The First-Mover Advantage: Myth, Reality, and What Actually Matters
Why being first to market rarely wins, when fast-follower advantages beat first movers, and which factors actually create durable competitive advantage over time.
The Myth
Being first gives you an insurmountable head start. You establish the brand, lock up the customers, and set the standard before anyone else can compete. By the time competitors arrive, you're untouchable.
This is a seductive idea and mostly false. The history of technology is a graveyard of first movers who lost to better-prepared followers: Myspace to Facebook, Napster to Spotify, AltaVista to Google, Friendster to everyone who came after. In each case, a later entrant with a clearer understanding of the market, better product design, or better timing built a dominant company on the foundation the pioneer laid.

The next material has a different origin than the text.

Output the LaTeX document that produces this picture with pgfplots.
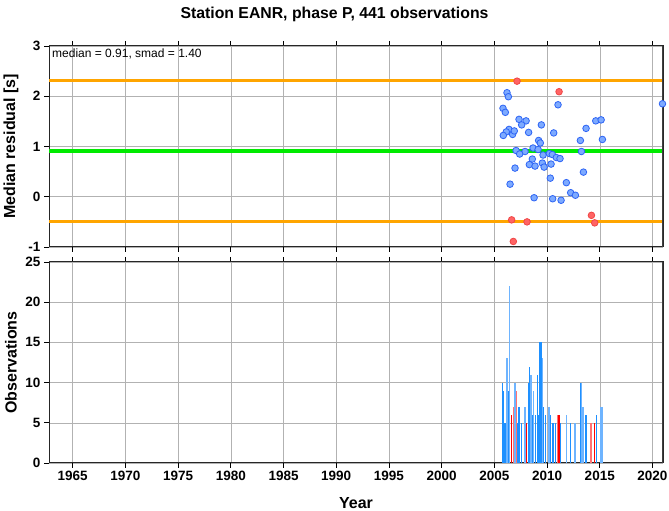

First-mover advantage is real in specific conditions. Understanding when it applies — and when it doesn't — is a genuinely important strategic question.
When First-Mover Advantage Is Real
First movers win when:
Network effects compound early. In markets where value increases with adoption (social networks, marketplaces, communication platforms), getting to scale first is a real advantage because the network itself becomes a barrier. But only if the product is good enough to retain users once acquired. Myspace got to scale first; Facebook built a better product and then grew faster because of network effects.
Data advantages compound with time. In markets where historical data determines product quality — fraud detection, recommendations, route optimization — years of proprietary data are genuinely hard to replicate. Google's search quality advantage over early competitors was partly this. You can't fast-follow your way to ten years of accumulated signals.
Supply is scarce and exclusive contracts are possible. Some markets have finite, lock-up-able supply: exclusive rights to content, key distribution partnerships, regulatory approvals. Being first to secure them matters. This is why streaming services rushed to sign exclusive deals before competitors could.
Regulatory windows open briefly. In regulated markets, the first company to earn a license or accreditation often has a multi-year moat while competitors work through the approval process. Timing regulatory entry is a real strategy.
When Fast Followers Win
In most software markets, the second or third entrant with a better product wins more often than the pioneer. Why?
Pioneers educate the market; followers benefit. The first product in a category spends its marketing budget on explaining why the category exists. By the time followers arrive, that education is done. Customers know what they want and can evaluate options intelligently. The follower doesn't have to convince anyone the problem matters — they just have to demonstrate they solve it better.
Pioneers make the product mistakes; followers learn from them. The first version of any product is the most likely to be wrong about what customers actually need. Followers have public reviews, churned customers, pricing experiments, and positioning mistakes to learn from — all paid for by the pioneer.
Followers benefit from better infrastructure. A startup founded five years after the pioneer often has access to better cloud infrastructure, cheaper AI capabilities, better developer tooling. The technical cost of building the same product is lower. This closes the product gap faster than the pioneer can maintain it.
Sequencing matters more than timing. Many winning companies weren't first in the category — they were first at a specific beachhead. Salesforce wasn't the first CRM; it was the first SaaS CRM. Google wasn't the first search engine; it was the first to use link graph analysis as a quality signal. These weren't first-mover advantages — they were correct-framing advantages.
What Actually Creates Durable Competitive Advantage
If being first isn't the answer, what is?
Being right about the customer. Companies that win over time deeply understand a specific customer's needs and maintain that understanding as the market evolves. Amazon didn't win because it was first — it won because it obsessed over the customer experience in ways competitors wouldn't match.
Building compounding moats. Switching costs, data advantages, and network effects compound over time. A company that builds them deliberately — even as a follower — will eventually surpass a pioneer that never built them. The race isn't about who arrived first; it's about who accumulated the most durable structural advantages.
Execution quality at scale. At some point, every competitive market becomes an execution contest. The company that ships faster, hires better, retains customers more effectively, and allocates resources more precisely wins — regardless of who got there first.
Brand in categories with high trust requirements. In markets where customers make high-stakes decisions — healthcare, legal services, financial products, security — the brand associated with reliability and trust accrues a premium that's difficult to displace. This builds over time, not at launch.
The Actual Timing Question
The right question isn't "can we be first?" — it's "is the market ready to support a startup now?"
Too early is a real failure mode: you spend years educating a market that isn't ready to buy, burn your runway, and watch a follower with better timing capture the market you spent years building.
Too late is also a failure mode: incumbents have established switching costs and you'd need to be dramatically better to justify the customer's migration cost.
The sweet spot is when the underlying enablers are mature (technical, behavioral, regulatory) but the market leaders haven't yet built compounding advantages. That's the window. Being first to enter that window matters. Being the first company ever to identify the problem rarely does.